-- Begin --

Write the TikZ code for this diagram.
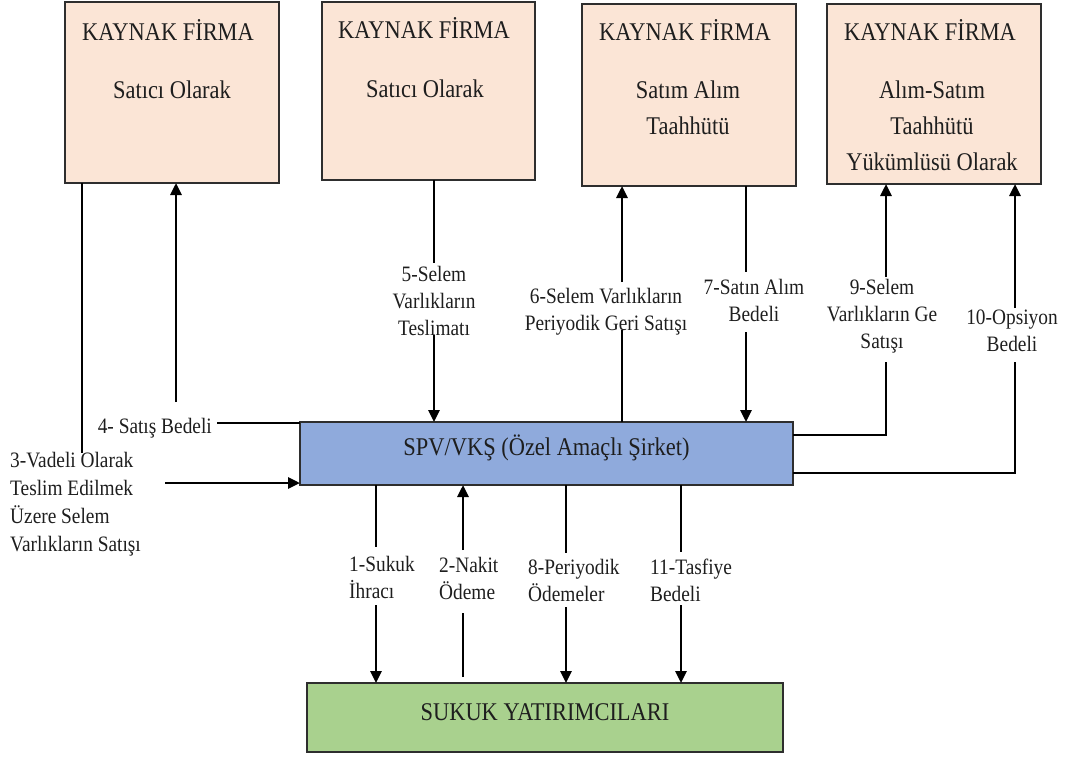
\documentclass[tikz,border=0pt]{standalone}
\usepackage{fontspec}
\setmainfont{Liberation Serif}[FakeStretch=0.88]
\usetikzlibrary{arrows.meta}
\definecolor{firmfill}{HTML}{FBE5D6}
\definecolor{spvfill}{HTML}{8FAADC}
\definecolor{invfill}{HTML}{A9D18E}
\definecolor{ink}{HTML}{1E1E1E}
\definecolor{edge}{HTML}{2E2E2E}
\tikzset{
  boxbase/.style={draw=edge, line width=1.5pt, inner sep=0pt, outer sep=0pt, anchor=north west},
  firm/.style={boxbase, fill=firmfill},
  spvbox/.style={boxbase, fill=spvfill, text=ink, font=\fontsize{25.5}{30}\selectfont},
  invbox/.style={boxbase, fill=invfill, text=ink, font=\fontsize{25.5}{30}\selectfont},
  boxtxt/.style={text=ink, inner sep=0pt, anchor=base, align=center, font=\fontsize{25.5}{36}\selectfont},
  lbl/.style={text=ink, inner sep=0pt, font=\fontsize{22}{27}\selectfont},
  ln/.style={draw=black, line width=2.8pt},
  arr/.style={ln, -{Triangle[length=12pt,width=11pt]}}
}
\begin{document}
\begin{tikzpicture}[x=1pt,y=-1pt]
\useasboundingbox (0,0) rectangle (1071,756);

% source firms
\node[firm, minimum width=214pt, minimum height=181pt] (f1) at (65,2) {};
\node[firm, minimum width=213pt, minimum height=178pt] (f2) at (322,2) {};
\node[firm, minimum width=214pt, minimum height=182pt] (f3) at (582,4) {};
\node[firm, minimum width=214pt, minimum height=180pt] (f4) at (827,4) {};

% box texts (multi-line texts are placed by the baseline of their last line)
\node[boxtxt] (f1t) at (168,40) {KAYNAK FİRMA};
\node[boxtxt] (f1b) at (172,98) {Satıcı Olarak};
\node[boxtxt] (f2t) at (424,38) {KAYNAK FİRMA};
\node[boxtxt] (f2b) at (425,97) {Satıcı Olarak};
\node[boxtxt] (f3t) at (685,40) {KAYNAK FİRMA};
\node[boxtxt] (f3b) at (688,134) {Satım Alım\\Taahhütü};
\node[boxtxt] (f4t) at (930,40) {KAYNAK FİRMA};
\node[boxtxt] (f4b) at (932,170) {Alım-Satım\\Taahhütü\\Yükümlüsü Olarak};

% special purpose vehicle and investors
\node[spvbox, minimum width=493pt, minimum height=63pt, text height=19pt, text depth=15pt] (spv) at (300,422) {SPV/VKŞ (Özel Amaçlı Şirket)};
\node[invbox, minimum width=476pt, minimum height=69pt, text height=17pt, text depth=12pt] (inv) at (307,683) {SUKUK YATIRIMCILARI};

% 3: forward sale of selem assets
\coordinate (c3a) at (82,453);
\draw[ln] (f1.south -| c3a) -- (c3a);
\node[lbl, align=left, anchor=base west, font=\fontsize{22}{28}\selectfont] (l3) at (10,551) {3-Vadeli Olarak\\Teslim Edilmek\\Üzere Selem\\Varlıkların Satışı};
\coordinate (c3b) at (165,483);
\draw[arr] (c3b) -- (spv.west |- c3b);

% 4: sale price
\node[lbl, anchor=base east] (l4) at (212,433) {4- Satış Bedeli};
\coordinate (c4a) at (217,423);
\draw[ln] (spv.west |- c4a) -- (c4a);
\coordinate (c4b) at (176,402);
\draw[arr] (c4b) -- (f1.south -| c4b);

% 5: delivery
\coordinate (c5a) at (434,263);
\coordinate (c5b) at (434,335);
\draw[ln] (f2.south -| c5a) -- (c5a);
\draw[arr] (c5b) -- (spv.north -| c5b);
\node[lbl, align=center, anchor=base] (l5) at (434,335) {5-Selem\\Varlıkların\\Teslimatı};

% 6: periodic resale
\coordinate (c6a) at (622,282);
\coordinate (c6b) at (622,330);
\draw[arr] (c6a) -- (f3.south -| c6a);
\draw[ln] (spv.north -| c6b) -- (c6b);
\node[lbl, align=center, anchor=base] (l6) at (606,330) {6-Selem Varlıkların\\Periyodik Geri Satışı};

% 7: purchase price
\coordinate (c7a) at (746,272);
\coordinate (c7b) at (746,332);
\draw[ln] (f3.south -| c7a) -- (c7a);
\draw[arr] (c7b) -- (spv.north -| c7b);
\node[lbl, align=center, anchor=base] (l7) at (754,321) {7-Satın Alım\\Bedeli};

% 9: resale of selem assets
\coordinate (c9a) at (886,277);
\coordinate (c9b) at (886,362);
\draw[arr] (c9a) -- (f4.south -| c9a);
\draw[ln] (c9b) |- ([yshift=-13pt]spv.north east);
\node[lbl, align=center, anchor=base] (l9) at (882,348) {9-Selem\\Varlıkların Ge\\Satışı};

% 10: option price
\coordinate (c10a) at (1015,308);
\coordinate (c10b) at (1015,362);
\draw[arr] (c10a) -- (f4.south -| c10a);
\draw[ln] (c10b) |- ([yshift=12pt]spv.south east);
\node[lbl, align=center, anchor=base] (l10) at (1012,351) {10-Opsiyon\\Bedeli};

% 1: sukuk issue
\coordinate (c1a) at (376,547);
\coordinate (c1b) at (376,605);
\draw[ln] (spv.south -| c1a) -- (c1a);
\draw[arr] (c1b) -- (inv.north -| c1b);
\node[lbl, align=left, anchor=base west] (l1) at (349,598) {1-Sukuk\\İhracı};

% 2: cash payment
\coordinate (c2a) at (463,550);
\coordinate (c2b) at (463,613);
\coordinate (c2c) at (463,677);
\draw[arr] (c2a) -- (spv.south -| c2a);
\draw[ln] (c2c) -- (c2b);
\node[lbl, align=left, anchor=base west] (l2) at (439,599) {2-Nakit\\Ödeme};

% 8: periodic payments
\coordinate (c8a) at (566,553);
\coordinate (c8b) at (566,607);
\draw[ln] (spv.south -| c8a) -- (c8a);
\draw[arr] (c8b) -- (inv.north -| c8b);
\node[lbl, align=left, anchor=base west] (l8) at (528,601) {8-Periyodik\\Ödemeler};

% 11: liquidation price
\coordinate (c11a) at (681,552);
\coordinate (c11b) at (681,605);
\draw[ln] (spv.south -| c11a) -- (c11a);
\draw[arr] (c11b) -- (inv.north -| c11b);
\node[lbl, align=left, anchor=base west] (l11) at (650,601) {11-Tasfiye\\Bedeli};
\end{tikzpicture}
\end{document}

-- End --

• _Short task_: Give again exactly the lines running from the beginning of the material above through the line that contains "(0,0) rectangle (1071,756);", and leave out every picture.

• _Answer to this problem_:
Write the TikZ code for this diagram.
\documentclass[tikz,border=0pt]{standalone}
\usepackage{fontspec}
\setmainfont{Liberation Serif}[FakeStretch=0.88]
\usetikzlibrary{arrows.meta}
\definecolor{firmfill}{HTML}{FBE5D6}
\definecolor{spvfill}{HTML}{8FAADC}
\definecolor{invfill}{HTML}{A9D18E}
\definecolor{ink}{HTML}{1E1E1E}
\definecolor{edge}{HTML}{2E2E2E}
\tikzset{
  boxbase/.style={draw=edge, line width=1.5pt, inner sep=0pt, outer sep=0pt, anchor=north west},
  firm/.style={boxbase, fill=firmfill},
  spvbox/.style={boxbase, fill=spvfill, text=ink, font=\fontsize{25.5}{30}\selectfont},
  invbox/.style={boxbase, fill=invfill, text=ink, font=\fontsize{25.5}{30}\selectfont},
  boxtxt/.style={text=ink, inner sep=0pt, anchor=base, align=center, font=\fontsize{25.5}{36}\selectfont},
  lbl/.style={text=ink, inner sep=0pt, font=\fontsize{22}{27}\selectfont},
  ln/.style={draw=black, line width=2.8pt},
  arr/.style={ln, -{Triangle[length=12pt,width=11pt]}}
}
\begin{document}
\begin{tikzpicture}[x=1pt,y=-1pt]
\useasboundingbox (0,0) rectangle (1071,756);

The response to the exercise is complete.